- Problem
Will you output all of the data below exactly, omitting the images?

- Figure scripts
··········

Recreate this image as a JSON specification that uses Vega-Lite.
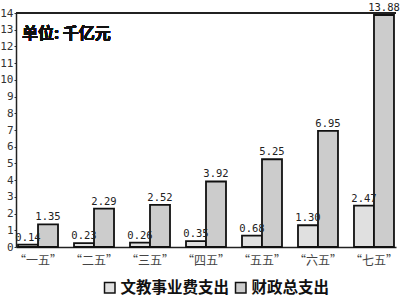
{
  "$schema": "https://vega.github.io/schema/vega-lite/v6.json",
  "width": 380,
  "height": 234,
  "autosize": "none",
  "padding": {"left": 16, "top": 13, "right": 4, "bottom": 50},
  "background": "white",
  "data": {
    "values": [
      {"period": "“一五”", "series": "文教事业费支出", "value": 0.14},
      {"period": "“一五”", "series": "财政总支出", "value": 1.35},
      {"period": "“二五”", "series": "文教事业费支出", "value": 0.23},
      {"period": "“二五”", "series": "财政总支出", "value": 2.29},
      {"period": "“三五”", "series": "文教事业费支出", "value": 0.26},
      {"period": "“三五”", "series": "财政总支出", "value": 2.52},
      {"period": "“四五”", "series": "文教事业费支出", "value": 0.35},
      {"period": "“四五”", "series": "财政总支出", "value": 3.92},
      {"period": "“五五”", "series": "文教事业费支出", "value": 0.68},
      {"period": "“五五”", "series": "财政总支出", "value": 5.25},
      {"period": "“六五”", "series": "文教事业费支出", "value": 1.30},
      {"period": "“六五”", "series": "财政总支出", "value": 6.95},
      {"period": "“七五”", "series": "文教事业费支出", "value": 2.47},
      {"period": "“七五”", "series": "财政总支出", "value": 13.88}
    ]
  },
  "encoding": {
    "x": {
      "field": "period",
      "type": "nominal",
      "sort": null,
      "scale": {"paddingInner": 0.2857, "paddingOuter": 0.036},
      "axis": {
        "title": null,
        "labelAngle": 0,
        "ticks": false,
        "labelPadding": 8,
        "labelFont": "Noto Sans CJK SC",
        "labelFontSize": 12,
        "labelColor": "#444",
        "domainColor": "#222",
        "domainWidth": 1.5
      }
    },
    "xOffset": {
      "field": "series",
      "type": "nominal",
      "sort": ["文教事业费支出", "财政总支出"],
      "scale": {"paddingInner": 0, "paddingOuter": 0}
    },
    "y": {
      "field": "value",
      "type": "quantitative",
      "scale": {"domain": [0, 14], "nice": false},
      "axis": {
        "title": null,
        "values": [0,1,2,3,4,5,6,7,8,9,10,11,12,13,14],
        "grid": false,
        "tickSize": 2,
        "tickColor": "#333",
        "labelPadding": 1,
        "labelFont": "DejaVu Sans Mono",
        "labelFontSize": 11,
        "labelColor": "#333",
        "domainColor": "#222",
        "domainWidth": 1.5
      }
    }
  },
  "layer": [
    {
      "mark": {"type": "bar", "stroke": "#111", "strokeWidth": 1.8},
      "encoding": {
        "fill": {
          "field": "series",
          "type": "nominal",
          "sort": ["文教事业费支出", "财政总支出"],
          "scale": {"domain": ["文教事业费支出", "财政总支出"], "range": ["#e0e0e0", "#cccccc"]},
          "legend": {
            "title": null,
            "orient": "none",
            "legendX": 86,
            "legendY": 267,
            "direction": "horizontal",
            "gridAlign": "none",
            "symbolType": "square",
            "symbolSize": 110,
            "symbolStrokeColor": "#111",
            "symbolStrokeWidth": 1.5,
            "labelFont": "Noto Sans CJK SC",
            "labelFontSize": 15.5,
            "labelFontWeight": "bold",
            "labelColor": "#111",
            "columnPadding": 2,
            "labelOffset": 3
          }
        }
      }
    },
    {
      "mark": {"type": "text", "dy": -7, "font": "DejaVu Sans Mono", "fontSize": 10.5, "color": "#222"},
      "encoding": {
        "text": {"field": "value", "type": "quantitative", "format": ".2f"}
      }
    },
    {
      "mark": {"type": "rule", "color": "#222", "strokeWidth": 1.5},
      "encoding": {"y": {"datum": 14}, "x": null, "xOffset": null}
    },
    {
      "mark": {"type": "text", "align": "left", "baseline": "middle", "font": "Noto Sans CJK SC", "fontSize": 16, "fontWeight": "bold", "color": "#111", "dx": -16},
      "encoding": {
        "x": {"datum": "“一五”"},
        "xOffset": null,
        "y": {"datum": 12.75},
        "text": {"value": "单位: 千亿元"}
      }
    }
  ],
  "config": {"view": {"stroke": null}}
}
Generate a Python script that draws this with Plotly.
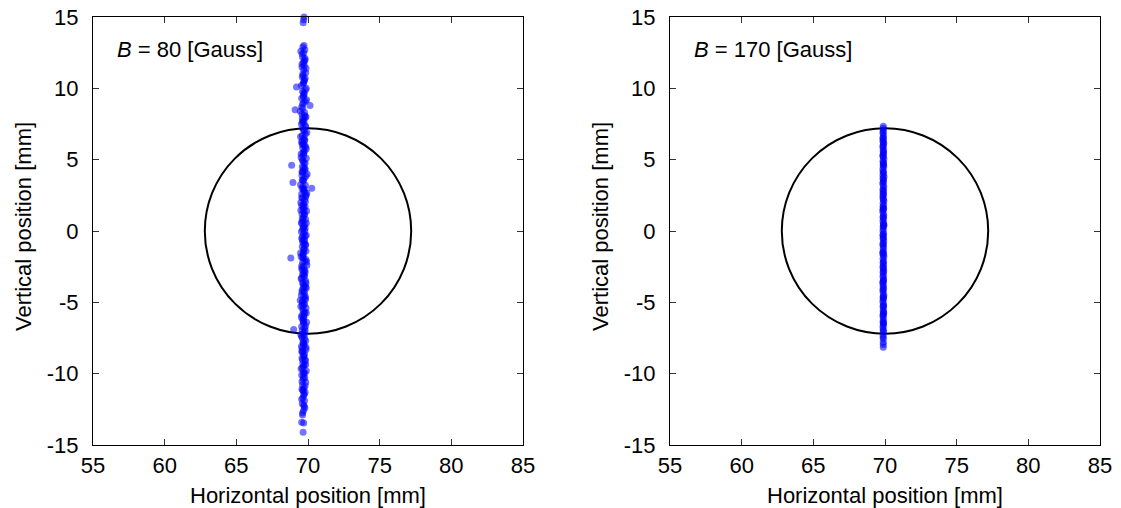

··········

- Answer to this problem
Recreate this image as a JSON specification that uses Vega-Lite.
{
  "$schema": "https://vega.github.io/schema/vega-lite/v6.json",
  "width": 380,
  "height": 234,
  "autosize": "none",
  "padding": {"left": 16, "top": 13, "right": 4, "bottom": 50},
  "background": "white",
  "data": {
    "values": [
      {"period": "“一五”", "series": "文教事业费支出", "value": 0.14},
      {"period": "“一五”", "series": "财政总支出", "value": 1.35},
      {"period": "“二五”", "series": "文教事业费支出", "value": 0.23},
      {"period": "“二五”", "series": "财政总支出", "value": 2.29},
      {"period": "“三五”", "series": "文教事业费支出", "value": 0.26},
      {"period": "“三五”", "series": "财政总支出", "value": 2.52},
      {"period": "“四五”", "series": "文教事业费支出", "value": 0.35},
      {"period": "“四五”", "series": "财政总支出", "value": 3.92},
      {"period": "“五五”", "series": "文教事业费支出", "value": 0.68},
      {"period": "“五五”", "series": "财政总支出", "value": 5.25},
      {"period": "“六五”", "series": "文教事业费支出", "value": 1.30},
      {"period": "“六五”", "series": "财政总支出", "value": 6.95},
      {"period": "“七五”", "series": "文教事业费支出", "value": 2.47},
      {"period": "“七五”", "series": "财政总支出", "value": 13.88}
    ]
  },
  "encoding": {
    "x": {
      "field": "period",
      "type": "nominal",
      "sort": null,
      "scale": {"paddingInner": 0.2857, "paddingOuter": 0.036},
      "axis": {
        "title": null,
        "labelAngle": 0,
        "ticks": false,
        "labelPadding": 8,
        "labelFont": "Noto Sans CJK SC",
        "labelFontSize": 12,
        "labelColor": "#444",
        "domainColor": "#222",
        "domainWidth": 1.5
      }
    },
    "xOffset": {
      "field": "series",
      "type": "nominal",
      "sort": ["文教事业费支出", "财政总支出"],
      "scale": {"paddingInner": 0, "paddingOuter": 0}
    },
    "y": {
      "field": "value",
      "type": "quantitative",
      "scale": {"domain": [0, 14], "nice": false},
      "axis": {
        "title": null,
        "values": [0,1,2,3,4,5,6,7,8,9,10,11,12,13,14],
        "grid": false,
        "tickSize": 2,
        "tickColor": "#333",
        "labelPadding": 1,
        "labelFont": "DejaVu Sans Mono",
        "labelFontSize": 11,
        "labelColor": "#333",
        "domainColor": "#222",
        "domainWidth": 1.5
      }
    }
  },
  "layer": [
    {
      "mark": {"type": "bar", "stroke": "#111", "strokeWidth": 1.8},
      "encoding": {
        "fill": {
          "field": "series",
          "type": "nominal",
          "sort": ["文教事业费支出", "财政总支出"],
          "scale": {"domain": ["文教事业费支出", "财政总支出"], "range": ["#e0e0e0", "#cccccc"]},
          "legend": {
            "title": null,
            "orient": "none",
            "legendX": 86,
            "legendY": 267,
            "direction": "horizontal",
            "gridAlign": "none",
            "symbolType": "square",
            "symbolSize": 110,
            "symbolStrokeColor": "#111",
            "symbolStrokeWidth": 1.5,
            "labelFont": "Noto Sans CJK SC",
            "labelFontSize": 15.5,
            "labelFontWeight": "bold",
            "labelColor": "#111",
            "columnPadding": 2,
            "labelOffset": 3
          }
        }
      }
    },
    {
      "mark": {"type": "text", "dy": -7, "font": "DejaVu Sans Mono", "fontSize": 10.5, "color": "#222"},
      "encoding": {
        "text": {"field": "value", "type": "quantitative", "format": ".2f"}
      }
    },
    {
      "mark": {"type": "rule", "color": "#222", "strokeWidth": 1.5},
      "encoding": {"y": {"datum": 14}, "x": null, "xOffset": null}
    },
    {
      "mark": {"type": "text", "align": "left", "baseline": "middle", "font": "Noto Sans CJK SC", "fontSize": 16, "fontWeight": "bold", "color": "#111", "dx": -16},
      "encoding": {
        "x": {"datum": "“一五”"},
        "xOffset": null,
        "y": {"datum": 12.75},
        "text": {"value": "单位: 千亿元"}
      }
    }
  ],
  "config": {"view": {"stroke": null}}
}
Generate a Python script that draws this with Plotly.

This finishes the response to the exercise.